非常に荒っぽい理解ですが、以下の5冊は根っこで通底する現象を取り扱っています。

「新ネットワーク思考」(アルバート・ラズロ・バラバシ著、NHK出版)
「情報社会学序説」(公文俊平著、NHK出版)
「人生を成功させるための『80対20』革命!」(リチャード・コッチ著、ダイヤモンド社)
「ウェブ進化論」(梅田望夫著、筑摩書房)
「フラット化する世界」(トマス・フリードマン著、日本経済新聞社)(厳密に言うと邦訳はUpdate版をベースにしており、自分が読んだのは初版ですが、細かいことはこの際無視)

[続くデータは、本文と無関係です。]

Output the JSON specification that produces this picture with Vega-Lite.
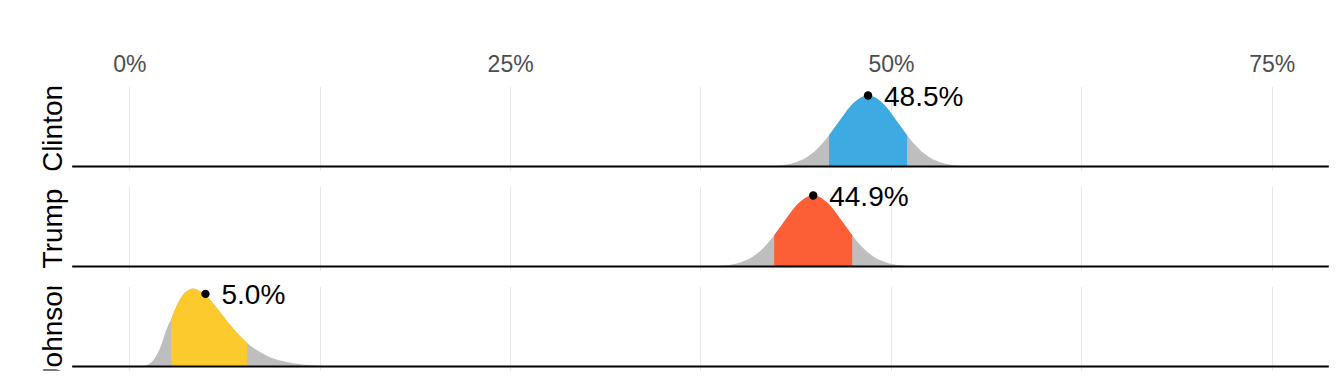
{
  "$schema": "https://vega.github.io/schema/vega-lite/v6.json",
  "padding": {"top": 53.5, "left": 0, "right": 0, "bottom": 0},
  "bounds": "flush",
  "background": "white",
  "data": {"values": [
    {"c":"Clinton","k":"d","x":41.5,"y":0.0004,"i":0},
    {"c":"Clinton","k":"d","x":42,"y":0.0010,"i":0},
    {"c":"Clinton","k":"d","x":42.5,"y":0.0022,"i":0},
    {"c":"Clinton","k":"d","x":43,"y":0.0046,"i":0},
    {"c":"Clinton","k":"d","x":43.5,"y":0.0088,"i":0},
    {"c":"Clinton","k":"d","x":44,"y":0.0159,"i":0},
    {"c":"Clinton","k":"d","x":44.5,"y":0.0270,"i":0},
    {"c":"Clinton","k":"d","x":45,"y":0.0431,"i":0},
    {"c":"Clinton","k":"d","x":45.5,"y":0.0648,"i":0},
    {"c":"Clinton","k":"d","x":45.94,"y":0.0879,"i":1},
    {"c":"Clinton","k":"d","x":46,"y":0.0913,"i":1},
    {"c":"Clinton","k":"d","x":46.5,"y":0.1210,"i":1},
    {"c":"Clinton","k":"d","x":47,"y":0.1506,"i":1},
    {"c":"Clinton","k":"d","x":47.5,"y":0.1760,"i":1},
    {"c":"Clinton","k":"d","x":48,"y":0.1933,"i":1},
    {"c":"Clinton","k":"d","x":48.5,"y":0.1995,"i":1},
    {"c":"Clinton","k":"d","x":49,"y":0.1933,"i":1},
    {"c":"Clinton","k":"d","x":49.5,"y":0.1760,"i":1},
    {"c":"Clinton","k":"d","x":50,"y":0.1506,"i":1},
    {"c":"Clinton","k":"d","x":50.5,"y":0.1210,"i":1},
    {"c":"Clinton","k":"d","x":51,"y":0.0913,"i":1},
    {"c":"Clinton","k":"d","x":51.06,"y":0.0879,"i":1},
    {"c":"Clinton","k":"d","x":51.5,"y":0.0648,"i":0},
    {"c":"Clinton","k":"d","x":52,"y":0.0431,"i":0},
    {"c":"Clinton","k":"d","x":52.5,"y":0.0270,"i":0},
    {"c":"Clinton","k":"d","x":53,"y":0.0159,"i":0},
    {"c":"Clinton","k":"d","x":53.5,"y":0.0088,"i":0},
    {"c":"Clinton","k":"d","x":54,"y":0.0046,"i":0},
    {"c":"Clinton","k":"d","x":54.5,"y":0.0022,"i":0},
    {"c":"Clinton","k":"d","x":55,"y":0.0010,"i":0},
    {"c":"Clinton","k":"d","x":55.5,"y":0.0004,"i":0},
    {"c":"Clinton","k":"m","x":48.5,"y":0.1995,"label":"48.5%"},
    {"c":"Trump","k":"d","x":37.9,"y":0.0004,"i":0},
    {"c":"Trump","k":"d","x":38.4,"y":0.0010,"i":0},
    {"c":"Trump","k":"d","x":38.9,"y":0.0022,"i":0},
    {"c":"Trump","k":"d","x":39.4,"y":0.0046,"i":0},
    {"c":"Trump","k":"d","x":39.9,"y":0.0088,"i":0},
    {"c":"Trump","k":"d","x":40.4,"y":0.0159,"i":0},
    {"c":"Trump","k":"d","x":40.9,"y":0.0270,"i":0},
    {"c":"Trump","k":"d","x":41.4,"y":0.0431,"i":0},
    {"c":"Trump","k":"d","x":41.9,"y":0.0648,"i":0},
    {"c":"Trump","k":"d","x":42.34,"y":0.0879,"i":1},
    {"c":"Trump","k":"d","x":42.4,"y":0.0913,"i":1},
    {"c":"Trump","k":"d","x":42.9,"y":0.1210,"i":1},
    {"c":"Trump","k":"d","x":43.4,"y":0.1506,"i":1},
    {"c":"Trump","k":"d","x":43.9,"y":0.1760,"i":1},
    {"c":"Trump","k":"d","x":44.4,"y":0.1933,"i":1},
    {"c":"Trump","k":"d","x":44.9,"y":0.1995,"i":1},
    {"c":"Trump","k":"d","x":45.4,"y":0.1933,"i":1},
    {"c":"Trump","k":"d","x":45.9,"y":0.1760,"i":1},
    {"c":"Trump","k":"d","x":46.4,"y":0.1506,"i":1},
    {"c":"Trump","k":"d","x":46.9,"y":0.1210,"i":1},
    {"c":"Trump","k":"d","x":47.4,"y":0.0913,"i":1},
    {"c":"Trump","k":"d","x":47.46,"y":0.0879,"i":1},
    {"c":"Trump","k":"d","x":47.9,"y":0.0648,"i":0},
    {"c":"Trump","k":"d","x":48.4,"y":0.0431,"i":0},
    {"c":"Trump","k":"d","x":48.9,"y":0.0270,"i":0},
    {"c":"Trump","k":"d","x":49.4,"y":0.0159,"i":0},
    {"c":"Trump","k":"d","x":49.9,"y":0.0088,"i":0},
    {"c":"Trump","k":"d","x":50.4,"y":0.0046,"i":0},
    {"c":"Trump","k":"d","x":50.9,"y":0.0022,"i":0},
    {"c":"Trump","k":"d","x":51.4,"y":0.0010,"i":0},
    {"c":"Trump","k":"d","x":51.9,"y":0.0004,"i":0},
    {"c":"Trump","k":"m","x":44.9,"y":0.1995,"label":"44.9%"},
    {"c":"Johnson","k":"d","x":0.5,"y":0,"i":0},
    {"c":"Johnson","k":"d","x":1.0,"y":0.002,"i":0},
    {"c":"Johnson","k":"d","x":1.5,"y":0.014,"i":0},
    {"c":"Johnson","k":"d","x":2.0,"y":0.050,"i":0},
    {"c":"Johnson","k":"d","x":2.5,"y":0.110,"i":0},
    {"c":"Johnson","k":"d","x":2.76,"y":0.134,"i":1},
    {"c":"Johnson","k":"d","x":3.0,"y":0.160,"i":1},
    {"c":"Johnson","k":"d","x":3.5,"y":0.200,"i":1},
    {"c":"Johnson","k":"d","x":4.0,"y":0.217,"i":1},
    {"c":"Johnson","k":"d","x":4.2,"y":0.219,"i":1},
    {"c":"Johnson","k":"d","x":4.5,"y":0.215,"i":1},
    {"c":"Johnson","k":"d","x":5.0,"y":0.201,"i":1},
    {"c":"Johnson","k":"d","x":5.5,"y":0.178,"i":1},
    {"c":"Johnson","k":"d","x":6.0,"y":0.151,"i":1},
    {"c":"Johnson","k":"d","x":6.5,"y":0.123,"i":1},
    {"c":"Johnson","k":"d","x":7.0,"y":0.098,"i":1},
    {"c":"Johnson","k":"d","x":7.5,"y":0.076,"i":1},
    {"c":"Johnson","k":"d","x":7.74,"y":0.066,"i":1},
    {"c":"Johnson","k":"d","x":8.0,"y":0.057,"i":0},
    {"c":"Johnson","k":"d","x":8.5,"y":0.043,"i":0},
    {"c":"Johnson","k":"d","x":9.0,"y":0.031,"i":0},
    {"c":"Johnson","k":"d","x":9.5,"y":0.022,"i":0},
    {"c":"Johnson","k":"d","x":10.0,"y":0.016,"i":0},
    {"c":"Johnson","k":"d","x":10.5,"y":0.011,"i":0},
    {"c":"Johnson","k":"d","x":11.0,"y":0.0077,"i":0},
    {"c":"Johnson","k":"d","x":11.5,"y":0.0053,"i":0},
    {"c":"Johnson","k":"d","x":12.0,"y":0.0036,"i":0},
    {"c":"Johnson","k":"d","x":12.5,"y":0.0024,"i":0},
    {"c":"Johnson","k":"d","x":13.0,"y":0.0016,"i":0},
    {"c":"Johnson","k":"d","x":13.5,"y":0.001,"i":0},
    {"c":"Johnson","k":"d","x":14.0,"y":0.0005,"i":0},
    {"c":"Johnson","k":"m","x":5.0,"y":0.204,"label":"5.0%"}
  ]},
  "facet": {
    "row": {"field": "c", "type": "nominal", "sort": ["Clinton", "Trump", "Johnson"], "header": null}
  },
  "spacing": {"row": 16},
  "spec": {
    "width": 1344,
    "height": 84,
    "layer": [
      {
        "transform": [{"filter": "datum.k == 'd'"}],
        "mark": {"type": "area", "color": "#bebebe", "interpolate": "monotone"},
        "encoding": {
          "x": {"field": "x", "type": "quantitative", "title": null,
            "scale": {"domain": [-8.489, 79.747], "nice": false, "zero": false},
            "axis": {"orient": "top", "values": [0, 12.5, 25, 37.5, 50, 62.5, 75],
              "labelExpr": "datum.value % 25 == 0 ? datum.value + '%' : ''"}},
          "y": {"field": "y", "type": "quantitative", "title": null,
            "scale": {"domain": [-0.0112, 0.2248], "nice": false, "zero": false}},
          "y2": {"datum": 0}
        }
      },
      {
        "transform": [{"filter": "datum.k == 'd' && datum.i == 1"}],
        "mark": {"type": "area", "interpolate": "monotone"},
        "encoding": {
          "x": {"field": "x", "type": "quantitative", "title": null},
          "y": {"field": "y", "type": "quantitative", "title": null},
          "y2": {"datum": 0},
          "color": {"field": "c", "type": "nominal", "legend": null,
            "scale": {"domain": ["Clinton", "Trump", "Johnson"], "range": ["#3DAAE1", "#FC5E35", "#FCCA2D"]}}
        }
      },
      {
        "transform": [{"filter": "datum.k == 'm'"}],
        "mark": {"type": "rule", "color": "black", "strokeWidth": 2},
        "encoding": {
          "x": {"datum": -3.75, "type": "quantitative", "title": null},
          "x2": {"datum": 78.75},
          "y": {"datum": 0, "type": "quantitative", "title": null}
        }
      },
      {
        "transform": [{"filter": "datum.k == 'm'"}],
        "mark": {"type": "point", "filled": true, "color": "black", "size": 70, "opacity": 1},
        "encoding": {
          "x": {"field": "x", "type": "quantitative", "title": null},
          "y": {"field": "y", "type": "quantitative", "title": null}
        }
      },
      {
        "transform": [{"filter": "datum.k == 'm'"}],
        "mark": {"type": "text", "align": "left", "baseline": "middle", "dx": 16, "dy": 2, "font": "Liberation Sans", "fontSize": 28, "color": "black"},
        "encoding": {
          "x": {"field": "x", "type": "quantitative", "title": null},
          "y": {"field": "y", "type": "quantitative", "title": null},
          "text": {"field": "label"}
        }
      },
      {
        "transform": [{"filter": "datum.k == 'm'"}],
        "mark": {"type": "text", "angle": 270, "align": "center", "baseline": "alphabetic", "font": "Liberation Sans", "fontSize": 28, "color": "black", "clip": true},
        "encoding": {
          "x": {"datum": -4.42, "type": "quantitative", "title": null},
          "y": {"datum": 0.1068, "type": "quantitative", "title": null},
          "text": {"field": "c"}
        }
      }
    ]
  },
  "config": {
    "view": {"stroke": null},
    "axisY": {"disable": true},
    "axisX": {"ticks": false, "domain": false, "grid": true, "gridColor": "#e8e8e8", "gridWidth": 1,
      "labelFont": "Liberation Sans", "labelFontSize": 23, "labelColor": "#4d4d4d", "labelPadding": 10}
  }
}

スケールフリーネットワークの原理を「新ネットワーク思考」が説明し、「情報社会学序説」で考えが深められ、実務面への適用を「人生を成功させるための『80対20』革命!」が講釈し、特にインターネット空間の現象に着目して「ウェブ進化論」が書かれ、グローバルな人と企業と社会との変化を「フラット化する世界」がレポートしているという具合です。
自分からすると、スケールフリーネットワーク化する状況で企業がどのように振舞うべきかを書いているという意味で、「ライフサイクル・イノベーション」(ジェフリー・ムーア著、翔泳社)も隣接領域を扱う本のように思えます。

以下、簡単にまとめてみます。

・「フラット化する世界」を読む限り、スケールフリーネットワーク化する世界は、万人の万人に対する闘争でぎすぎすするような空間ではなく、多様性が無限に醸成されていく豊かな空間である。企業活動においても、世界規模で競争が激化すると捉えるよりは、世界規模で多様な主体との協業が可能になると捉えるべきである。企業の戦略のオプションは飛躍的に増大する。(戦略のオプションが増えると言うことは、リアルオプションにより、企業価値がいや増しに増すということでもある)
・そもそも自己組織化によってネットワークが拡大していく(=スケールフリーネットワーク化する)ということは、本来的に多様性が増すということ。
・個々のスケールフリーネットワークを取り出してみることができるなら、そこにおいてロングテール現象が出現するのは不可避。
・けれども、現実的な生活や商売の空間は、単一のスケールフリーネットワークだけでできあがっているわけではない。多種多様なスケールフリーネットワークが分かちがたく絡み合ってできている。そして、個々のノード(人および企業)は必ず複数のスケールフリーネットワークに属して活動している。従って、あるスケールフリーネットワークにおいてはアマゾンに対する小規模書店のような存在であったとしても、別なスケールフリーネットワークにおいてはアマゾンのようにスペシャルな存在でありうる。
・売上高などの規模の話はおいといて、人と企業は、このフラット化する世界において、スペシャルな存在を目指すのが賢い。
・自らがスペシャルであれば、世界中のどこかで相互補完できるスペシャルな存在が必ず見つかるので、そうした相手と協業するのがよい。
・ただし、世界は諸主体が絶えず刺激しあって速いペースで変化していくので、スペシャルたるゆえんのもの、すなわちコアがいつまでもコアであり続けるとは限らない。
・そこで「ライフサイクル・イノベーション」で説明されているコア/コンテキスト分析のような仕訳と、その後にコアに集中的に資源を配分する方策が必要になる。企業においても人においても、それは言える。
・平たく言えば、コアに関する「工夫」(イノベーション)と「勉強」(研究開発)が必要だということ。
・それをさぼっていると、コモディティ化の海に飲み込まれてしまい、すごくつまらない思いをする。

こんなところでしょうか。「日々の精進を怠らない」という、日本のごくごく伝統的な考え方に落ち着くようです。